-- DATA --

+===+

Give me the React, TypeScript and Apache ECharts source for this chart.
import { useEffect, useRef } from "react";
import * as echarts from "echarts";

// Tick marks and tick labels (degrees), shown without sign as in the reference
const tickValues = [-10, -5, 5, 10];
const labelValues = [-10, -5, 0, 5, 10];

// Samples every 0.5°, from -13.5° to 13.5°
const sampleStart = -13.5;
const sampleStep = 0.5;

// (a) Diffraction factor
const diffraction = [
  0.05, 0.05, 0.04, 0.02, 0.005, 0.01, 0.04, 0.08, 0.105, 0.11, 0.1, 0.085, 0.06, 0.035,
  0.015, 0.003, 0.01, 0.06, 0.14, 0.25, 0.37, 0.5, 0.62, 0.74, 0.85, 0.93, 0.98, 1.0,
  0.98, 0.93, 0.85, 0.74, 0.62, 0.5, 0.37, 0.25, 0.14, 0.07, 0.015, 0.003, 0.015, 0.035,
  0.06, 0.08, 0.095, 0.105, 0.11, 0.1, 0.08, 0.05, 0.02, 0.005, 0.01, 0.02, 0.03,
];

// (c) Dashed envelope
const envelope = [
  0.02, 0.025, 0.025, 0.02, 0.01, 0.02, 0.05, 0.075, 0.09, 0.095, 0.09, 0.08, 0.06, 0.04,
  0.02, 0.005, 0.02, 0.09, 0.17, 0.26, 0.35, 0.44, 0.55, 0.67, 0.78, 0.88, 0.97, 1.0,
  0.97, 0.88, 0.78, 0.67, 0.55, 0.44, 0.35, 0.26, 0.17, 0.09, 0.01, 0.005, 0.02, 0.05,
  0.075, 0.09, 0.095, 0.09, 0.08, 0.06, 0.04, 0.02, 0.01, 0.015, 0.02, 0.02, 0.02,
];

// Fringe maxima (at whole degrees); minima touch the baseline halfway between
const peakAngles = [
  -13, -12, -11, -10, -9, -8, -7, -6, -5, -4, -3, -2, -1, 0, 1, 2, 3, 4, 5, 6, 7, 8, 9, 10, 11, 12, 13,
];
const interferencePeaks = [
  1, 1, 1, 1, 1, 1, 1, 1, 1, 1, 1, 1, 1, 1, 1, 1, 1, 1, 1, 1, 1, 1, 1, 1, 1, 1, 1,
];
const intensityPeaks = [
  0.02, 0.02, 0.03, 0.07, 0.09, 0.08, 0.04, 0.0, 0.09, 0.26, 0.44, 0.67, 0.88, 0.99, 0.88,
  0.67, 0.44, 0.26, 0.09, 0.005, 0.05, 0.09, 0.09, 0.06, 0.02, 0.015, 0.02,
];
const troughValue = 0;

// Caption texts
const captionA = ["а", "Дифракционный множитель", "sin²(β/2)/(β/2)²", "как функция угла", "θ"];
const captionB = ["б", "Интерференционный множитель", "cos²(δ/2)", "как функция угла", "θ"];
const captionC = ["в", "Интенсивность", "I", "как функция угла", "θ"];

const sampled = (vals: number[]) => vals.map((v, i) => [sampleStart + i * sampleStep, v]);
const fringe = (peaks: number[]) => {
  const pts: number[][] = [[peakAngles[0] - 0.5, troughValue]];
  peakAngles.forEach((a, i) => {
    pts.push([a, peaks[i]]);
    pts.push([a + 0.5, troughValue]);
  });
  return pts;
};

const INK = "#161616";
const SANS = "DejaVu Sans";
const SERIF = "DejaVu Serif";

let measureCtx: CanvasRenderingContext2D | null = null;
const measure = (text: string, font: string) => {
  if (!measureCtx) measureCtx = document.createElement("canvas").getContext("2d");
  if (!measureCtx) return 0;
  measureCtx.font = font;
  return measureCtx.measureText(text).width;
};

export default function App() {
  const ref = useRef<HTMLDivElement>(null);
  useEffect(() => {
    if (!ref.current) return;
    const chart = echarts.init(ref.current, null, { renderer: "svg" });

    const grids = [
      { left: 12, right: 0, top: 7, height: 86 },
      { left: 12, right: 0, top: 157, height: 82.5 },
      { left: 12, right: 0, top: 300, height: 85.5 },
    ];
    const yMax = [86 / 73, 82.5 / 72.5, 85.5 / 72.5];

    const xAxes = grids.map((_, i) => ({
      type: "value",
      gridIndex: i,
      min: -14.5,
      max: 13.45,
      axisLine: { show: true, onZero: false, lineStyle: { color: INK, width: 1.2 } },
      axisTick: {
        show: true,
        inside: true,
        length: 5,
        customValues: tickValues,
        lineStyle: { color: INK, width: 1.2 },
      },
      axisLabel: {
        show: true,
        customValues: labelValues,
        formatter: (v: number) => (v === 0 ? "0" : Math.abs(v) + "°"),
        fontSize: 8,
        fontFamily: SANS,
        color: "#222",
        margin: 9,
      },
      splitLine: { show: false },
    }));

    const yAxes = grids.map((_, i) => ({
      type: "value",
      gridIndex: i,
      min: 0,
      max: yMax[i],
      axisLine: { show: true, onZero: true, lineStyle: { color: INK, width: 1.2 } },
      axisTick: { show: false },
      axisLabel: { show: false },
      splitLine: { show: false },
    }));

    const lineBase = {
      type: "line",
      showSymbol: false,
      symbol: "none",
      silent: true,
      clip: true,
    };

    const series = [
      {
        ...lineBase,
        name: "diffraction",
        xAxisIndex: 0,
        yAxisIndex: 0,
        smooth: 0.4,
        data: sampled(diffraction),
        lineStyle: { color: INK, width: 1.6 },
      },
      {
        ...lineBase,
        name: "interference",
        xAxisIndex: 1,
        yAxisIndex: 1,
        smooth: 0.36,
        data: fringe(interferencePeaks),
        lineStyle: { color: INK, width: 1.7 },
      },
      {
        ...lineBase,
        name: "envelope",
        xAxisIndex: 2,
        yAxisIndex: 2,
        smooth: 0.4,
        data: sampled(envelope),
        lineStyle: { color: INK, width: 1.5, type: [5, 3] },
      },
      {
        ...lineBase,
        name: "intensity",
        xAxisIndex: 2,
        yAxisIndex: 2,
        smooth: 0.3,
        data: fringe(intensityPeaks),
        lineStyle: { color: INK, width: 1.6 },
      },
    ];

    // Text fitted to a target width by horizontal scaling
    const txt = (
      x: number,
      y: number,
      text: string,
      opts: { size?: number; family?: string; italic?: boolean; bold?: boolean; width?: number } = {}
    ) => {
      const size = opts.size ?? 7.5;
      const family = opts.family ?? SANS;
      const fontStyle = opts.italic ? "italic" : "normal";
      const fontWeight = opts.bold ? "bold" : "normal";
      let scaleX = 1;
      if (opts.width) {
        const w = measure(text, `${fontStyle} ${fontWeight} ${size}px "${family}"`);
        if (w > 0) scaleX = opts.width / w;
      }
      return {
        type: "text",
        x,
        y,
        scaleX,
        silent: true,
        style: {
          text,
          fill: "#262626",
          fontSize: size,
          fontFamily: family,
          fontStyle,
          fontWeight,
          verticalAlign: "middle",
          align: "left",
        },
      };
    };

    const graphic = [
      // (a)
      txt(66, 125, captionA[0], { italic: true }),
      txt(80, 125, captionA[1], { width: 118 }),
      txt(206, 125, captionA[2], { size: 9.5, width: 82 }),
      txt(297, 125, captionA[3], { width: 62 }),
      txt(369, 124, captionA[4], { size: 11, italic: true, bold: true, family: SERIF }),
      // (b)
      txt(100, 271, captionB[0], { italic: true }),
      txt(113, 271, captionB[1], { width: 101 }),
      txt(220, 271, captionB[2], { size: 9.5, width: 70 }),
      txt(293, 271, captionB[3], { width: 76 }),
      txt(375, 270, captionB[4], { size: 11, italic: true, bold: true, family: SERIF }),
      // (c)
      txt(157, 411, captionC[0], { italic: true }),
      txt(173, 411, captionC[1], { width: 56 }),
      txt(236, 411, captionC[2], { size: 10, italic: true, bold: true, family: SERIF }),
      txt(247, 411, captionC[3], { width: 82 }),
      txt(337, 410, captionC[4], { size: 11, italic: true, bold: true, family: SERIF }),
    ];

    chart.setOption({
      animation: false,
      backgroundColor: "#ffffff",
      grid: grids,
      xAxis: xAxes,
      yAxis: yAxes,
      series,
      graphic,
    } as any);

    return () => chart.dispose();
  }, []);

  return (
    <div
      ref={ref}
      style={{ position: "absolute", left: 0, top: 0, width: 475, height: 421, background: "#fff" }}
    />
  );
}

+===+

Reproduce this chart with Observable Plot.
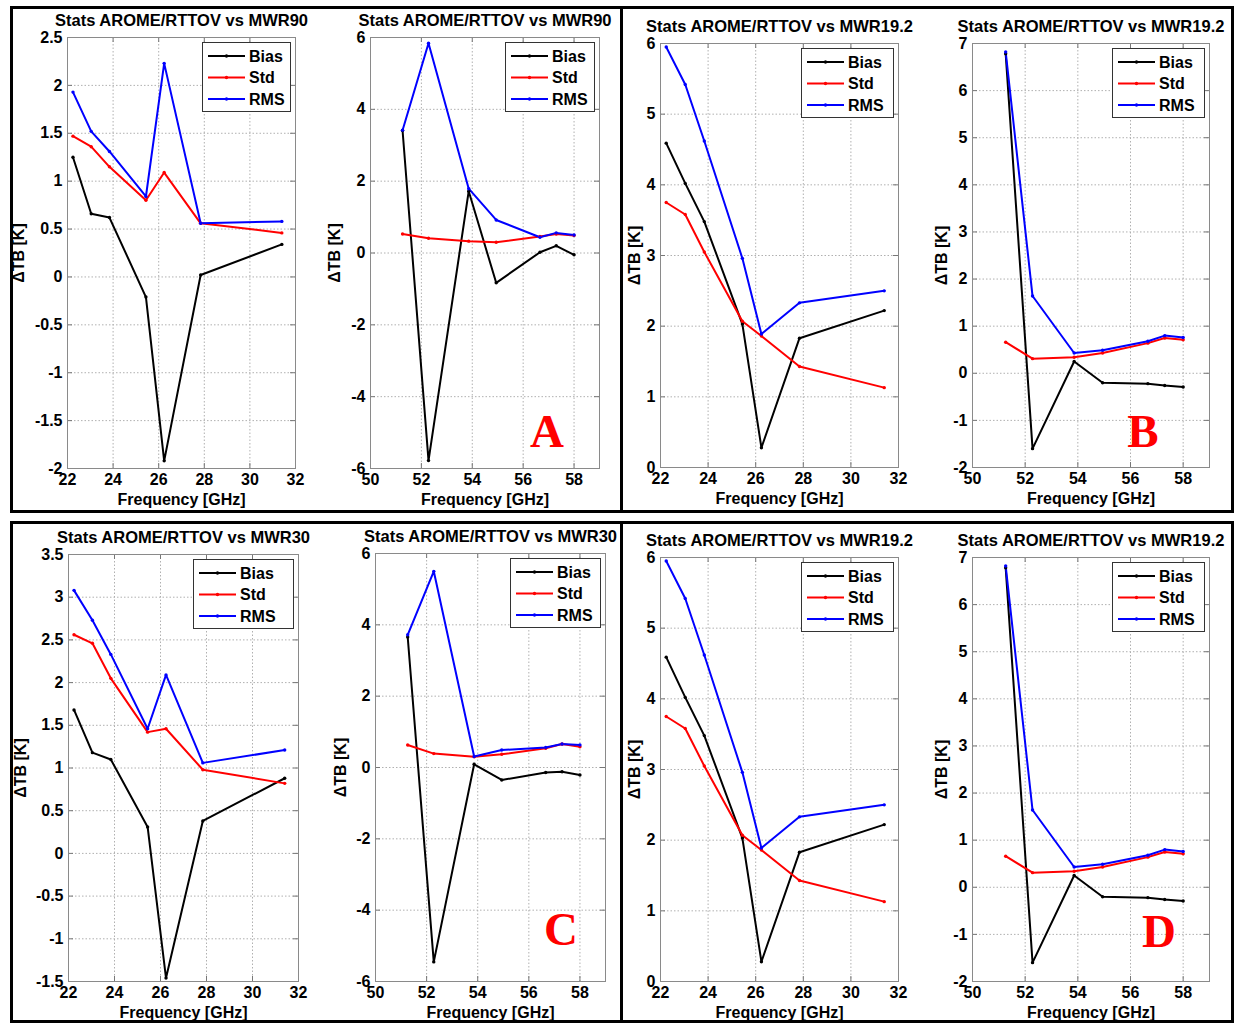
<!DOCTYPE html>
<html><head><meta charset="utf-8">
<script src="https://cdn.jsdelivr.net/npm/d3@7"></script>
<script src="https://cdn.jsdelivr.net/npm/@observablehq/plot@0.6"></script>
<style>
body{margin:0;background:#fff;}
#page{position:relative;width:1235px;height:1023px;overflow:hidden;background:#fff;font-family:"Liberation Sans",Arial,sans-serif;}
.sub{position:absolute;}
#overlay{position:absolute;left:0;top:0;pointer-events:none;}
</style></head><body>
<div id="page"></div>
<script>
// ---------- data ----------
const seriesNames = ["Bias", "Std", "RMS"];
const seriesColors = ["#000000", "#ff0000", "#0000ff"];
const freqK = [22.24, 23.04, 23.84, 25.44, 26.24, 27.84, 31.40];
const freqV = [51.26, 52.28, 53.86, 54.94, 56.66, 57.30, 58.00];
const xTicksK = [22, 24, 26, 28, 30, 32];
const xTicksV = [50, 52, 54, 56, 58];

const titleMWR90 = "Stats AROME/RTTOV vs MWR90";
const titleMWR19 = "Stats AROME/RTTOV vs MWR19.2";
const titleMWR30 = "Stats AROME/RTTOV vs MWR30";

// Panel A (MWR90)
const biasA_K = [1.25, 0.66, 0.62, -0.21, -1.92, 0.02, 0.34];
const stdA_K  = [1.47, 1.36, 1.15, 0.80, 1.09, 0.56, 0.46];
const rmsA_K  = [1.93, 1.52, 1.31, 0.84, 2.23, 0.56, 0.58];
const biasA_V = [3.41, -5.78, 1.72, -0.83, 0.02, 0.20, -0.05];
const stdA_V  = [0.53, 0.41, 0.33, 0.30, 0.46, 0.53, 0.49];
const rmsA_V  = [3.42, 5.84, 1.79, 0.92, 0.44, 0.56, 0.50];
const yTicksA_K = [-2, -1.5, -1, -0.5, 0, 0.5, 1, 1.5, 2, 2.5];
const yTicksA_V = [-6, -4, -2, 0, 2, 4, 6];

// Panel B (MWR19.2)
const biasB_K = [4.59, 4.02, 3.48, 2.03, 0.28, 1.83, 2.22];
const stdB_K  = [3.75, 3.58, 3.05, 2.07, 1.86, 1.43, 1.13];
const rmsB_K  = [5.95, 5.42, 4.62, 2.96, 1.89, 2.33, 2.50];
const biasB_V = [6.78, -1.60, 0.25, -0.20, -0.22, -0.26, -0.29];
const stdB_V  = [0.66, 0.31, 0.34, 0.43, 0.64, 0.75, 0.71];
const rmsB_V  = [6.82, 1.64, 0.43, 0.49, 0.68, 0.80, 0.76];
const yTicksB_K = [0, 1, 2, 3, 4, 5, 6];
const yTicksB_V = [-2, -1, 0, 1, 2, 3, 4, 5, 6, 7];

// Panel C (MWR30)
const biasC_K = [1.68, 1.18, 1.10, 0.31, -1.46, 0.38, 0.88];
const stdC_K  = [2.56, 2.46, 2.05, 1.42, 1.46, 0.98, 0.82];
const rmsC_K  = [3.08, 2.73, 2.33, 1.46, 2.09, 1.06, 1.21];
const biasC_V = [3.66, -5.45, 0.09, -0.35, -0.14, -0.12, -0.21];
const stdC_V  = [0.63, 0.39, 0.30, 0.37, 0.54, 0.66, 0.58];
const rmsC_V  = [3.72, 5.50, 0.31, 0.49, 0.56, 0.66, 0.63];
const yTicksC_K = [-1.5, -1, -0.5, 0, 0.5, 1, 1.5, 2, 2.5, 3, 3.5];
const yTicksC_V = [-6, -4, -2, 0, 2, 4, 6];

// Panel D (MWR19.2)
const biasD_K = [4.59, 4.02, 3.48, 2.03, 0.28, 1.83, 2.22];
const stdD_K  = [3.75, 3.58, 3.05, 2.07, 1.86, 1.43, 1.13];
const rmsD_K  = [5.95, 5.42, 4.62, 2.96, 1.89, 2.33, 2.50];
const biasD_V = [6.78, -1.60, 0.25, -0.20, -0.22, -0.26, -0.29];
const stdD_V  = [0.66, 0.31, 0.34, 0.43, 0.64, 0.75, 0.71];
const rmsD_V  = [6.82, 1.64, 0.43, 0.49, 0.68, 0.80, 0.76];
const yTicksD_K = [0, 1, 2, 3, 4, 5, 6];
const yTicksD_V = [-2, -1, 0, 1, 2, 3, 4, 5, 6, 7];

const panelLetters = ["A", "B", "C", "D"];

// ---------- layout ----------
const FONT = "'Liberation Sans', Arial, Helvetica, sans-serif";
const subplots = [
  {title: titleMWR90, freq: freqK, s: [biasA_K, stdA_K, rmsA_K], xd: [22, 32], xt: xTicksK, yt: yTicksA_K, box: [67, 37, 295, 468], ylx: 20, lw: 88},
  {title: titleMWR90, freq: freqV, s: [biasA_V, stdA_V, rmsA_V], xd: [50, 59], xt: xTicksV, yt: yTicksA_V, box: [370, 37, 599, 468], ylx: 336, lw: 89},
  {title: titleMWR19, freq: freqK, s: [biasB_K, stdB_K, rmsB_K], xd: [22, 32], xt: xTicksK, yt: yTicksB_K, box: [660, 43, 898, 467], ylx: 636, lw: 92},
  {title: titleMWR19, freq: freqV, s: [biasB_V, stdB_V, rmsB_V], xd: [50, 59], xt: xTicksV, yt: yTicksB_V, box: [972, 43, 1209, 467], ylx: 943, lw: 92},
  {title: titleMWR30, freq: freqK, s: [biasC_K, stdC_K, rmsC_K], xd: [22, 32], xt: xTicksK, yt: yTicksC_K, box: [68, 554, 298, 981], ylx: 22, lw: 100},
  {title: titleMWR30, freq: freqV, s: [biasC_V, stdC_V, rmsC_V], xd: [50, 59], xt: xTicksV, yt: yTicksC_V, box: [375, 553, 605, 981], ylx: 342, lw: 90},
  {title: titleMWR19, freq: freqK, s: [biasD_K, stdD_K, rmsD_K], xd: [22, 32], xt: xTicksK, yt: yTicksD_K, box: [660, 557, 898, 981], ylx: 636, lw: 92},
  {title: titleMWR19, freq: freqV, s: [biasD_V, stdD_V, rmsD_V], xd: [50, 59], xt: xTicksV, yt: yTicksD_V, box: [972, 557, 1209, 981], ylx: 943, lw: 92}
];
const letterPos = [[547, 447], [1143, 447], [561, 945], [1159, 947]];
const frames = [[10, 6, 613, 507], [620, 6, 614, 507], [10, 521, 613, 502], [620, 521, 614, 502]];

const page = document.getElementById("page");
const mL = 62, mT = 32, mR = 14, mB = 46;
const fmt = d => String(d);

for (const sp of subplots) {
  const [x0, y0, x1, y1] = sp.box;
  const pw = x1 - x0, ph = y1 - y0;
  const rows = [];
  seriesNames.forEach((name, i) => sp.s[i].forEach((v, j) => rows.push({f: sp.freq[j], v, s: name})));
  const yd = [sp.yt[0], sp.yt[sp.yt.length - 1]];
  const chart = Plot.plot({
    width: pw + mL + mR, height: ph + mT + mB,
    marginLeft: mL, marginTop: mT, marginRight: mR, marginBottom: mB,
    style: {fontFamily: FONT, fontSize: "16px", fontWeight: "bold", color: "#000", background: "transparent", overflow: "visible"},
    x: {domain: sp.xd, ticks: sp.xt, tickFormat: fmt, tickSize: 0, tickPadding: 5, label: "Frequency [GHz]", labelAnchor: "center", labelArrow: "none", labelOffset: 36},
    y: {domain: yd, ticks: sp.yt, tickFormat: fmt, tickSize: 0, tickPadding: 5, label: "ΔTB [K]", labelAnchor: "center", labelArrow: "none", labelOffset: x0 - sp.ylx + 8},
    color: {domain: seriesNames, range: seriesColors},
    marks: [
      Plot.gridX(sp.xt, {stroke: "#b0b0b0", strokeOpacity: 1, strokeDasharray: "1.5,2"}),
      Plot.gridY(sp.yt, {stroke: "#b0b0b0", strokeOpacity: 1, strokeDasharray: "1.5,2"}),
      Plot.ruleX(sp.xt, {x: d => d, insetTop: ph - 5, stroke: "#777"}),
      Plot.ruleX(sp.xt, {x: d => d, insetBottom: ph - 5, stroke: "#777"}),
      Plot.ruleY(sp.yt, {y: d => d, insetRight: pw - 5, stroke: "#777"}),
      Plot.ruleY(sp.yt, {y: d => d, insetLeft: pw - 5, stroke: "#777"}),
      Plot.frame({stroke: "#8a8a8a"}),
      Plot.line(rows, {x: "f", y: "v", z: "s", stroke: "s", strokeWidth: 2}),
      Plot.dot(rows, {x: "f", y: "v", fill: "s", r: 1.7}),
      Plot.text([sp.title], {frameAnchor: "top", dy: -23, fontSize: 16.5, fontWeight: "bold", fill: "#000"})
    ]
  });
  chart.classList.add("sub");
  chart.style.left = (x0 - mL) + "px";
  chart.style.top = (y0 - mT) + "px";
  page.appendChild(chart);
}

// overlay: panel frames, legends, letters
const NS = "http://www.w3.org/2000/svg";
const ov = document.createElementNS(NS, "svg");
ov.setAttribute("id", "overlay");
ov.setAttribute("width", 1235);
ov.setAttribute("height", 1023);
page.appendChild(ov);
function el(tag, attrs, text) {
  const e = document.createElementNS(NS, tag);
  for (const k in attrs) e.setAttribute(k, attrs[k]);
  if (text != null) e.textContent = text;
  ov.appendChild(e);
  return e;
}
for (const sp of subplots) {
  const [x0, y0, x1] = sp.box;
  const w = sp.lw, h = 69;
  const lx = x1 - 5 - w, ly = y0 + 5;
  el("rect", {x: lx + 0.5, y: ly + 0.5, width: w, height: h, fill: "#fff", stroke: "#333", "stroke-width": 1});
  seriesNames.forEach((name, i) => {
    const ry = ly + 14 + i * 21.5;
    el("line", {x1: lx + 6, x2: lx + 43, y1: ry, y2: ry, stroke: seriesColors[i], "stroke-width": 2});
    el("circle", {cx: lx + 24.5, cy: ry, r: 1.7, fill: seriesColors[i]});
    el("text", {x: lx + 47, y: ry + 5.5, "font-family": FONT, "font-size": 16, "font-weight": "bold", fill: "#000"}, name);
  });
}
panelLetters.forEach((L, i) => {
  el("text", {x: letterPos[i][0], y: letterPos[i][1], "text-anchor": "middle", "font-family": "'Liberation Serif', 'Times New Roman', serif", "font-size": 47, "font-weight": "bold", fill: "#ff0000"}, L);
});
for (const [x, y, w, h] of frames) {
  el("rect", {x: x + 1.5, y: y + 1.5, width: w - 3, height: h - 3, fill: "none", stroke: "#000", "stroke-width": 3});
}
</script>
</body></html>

+===+

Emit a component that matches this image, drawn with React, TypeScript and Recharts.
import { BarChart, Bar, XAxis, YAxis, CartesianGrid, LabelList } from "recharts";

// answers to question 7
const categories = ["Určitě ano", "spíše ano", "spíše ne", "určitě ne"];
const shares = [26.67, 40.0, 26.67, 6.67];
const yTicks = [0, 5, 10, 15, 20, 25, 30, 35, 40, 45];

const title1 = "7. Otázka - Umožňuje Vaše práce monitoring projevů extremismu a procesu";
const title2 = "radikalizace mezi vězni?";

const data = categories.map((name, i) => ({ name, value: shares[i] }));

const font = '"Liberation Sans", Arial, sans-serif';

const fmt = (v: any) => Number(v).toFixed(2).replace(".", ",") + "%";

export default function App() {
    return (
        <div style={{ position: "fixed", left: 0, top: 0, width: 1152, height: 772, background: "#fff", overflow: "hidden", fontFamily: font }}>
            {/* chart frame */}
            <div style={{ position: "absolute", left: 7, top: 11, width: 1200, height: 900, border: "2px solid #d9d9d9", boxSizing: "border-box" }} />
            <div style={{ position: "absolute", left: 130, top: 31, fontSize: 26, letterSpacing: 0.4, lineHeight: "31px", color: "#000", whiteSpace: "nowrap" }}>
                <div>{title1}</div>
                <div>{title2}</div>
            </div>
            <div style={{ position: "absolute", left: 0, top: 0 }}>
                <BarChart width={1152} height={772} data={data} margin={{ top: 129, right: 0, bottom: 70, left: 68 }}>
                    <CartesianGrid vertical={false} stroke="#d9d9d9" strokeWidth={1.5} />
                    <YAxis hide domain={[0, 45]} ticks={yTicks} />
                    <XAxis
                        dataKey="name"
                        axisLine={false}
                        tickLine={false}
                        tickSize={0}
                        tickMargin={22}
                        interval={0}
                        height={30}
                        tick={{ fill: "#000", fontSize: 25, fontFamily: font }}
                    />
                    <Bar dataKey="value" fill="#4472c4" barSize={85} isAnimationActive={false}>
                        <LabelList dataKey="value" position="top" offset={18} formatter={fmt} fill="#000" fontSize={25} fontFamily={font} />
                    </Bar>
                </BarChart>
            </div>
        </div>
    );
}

+===+

Solely the line containing "Emit a component", the line containing "const fmt = (v: any)", and the lines between them are to be given again, exactly as written.

-- ANSWER TO THIS PROBLEM --
Emit a component that matches this image, drawn with React, TypeScript and Recharts.
import { BarChart, Bar, XAxis, YAxis, CartesianGrid, LabelList } from "recharts";

// answers to question 7
const categories = ["Určitě ano", "spíše ano", "spíše ne", "určitě ne"];
const shares = [26.67, 40.0, 26.67, 6.67];
const yTicks = [0, 5, 10, 15, 20, 25, 30, 35, 40, 45];

const title1 = "7. Otázka - Umožňuje Vaše práce monitoring projevů extremismu a procesu";
const title2 = "radikalizace mezi vězni?";

const data = categories.map((name, i) => ({ name, value: shares[i] }));

const font = '"Liberation Sans", Arial, sans-serif';

const fmt = (v: any) => Number(v).toFixed(2).replace(".", ",") + "%";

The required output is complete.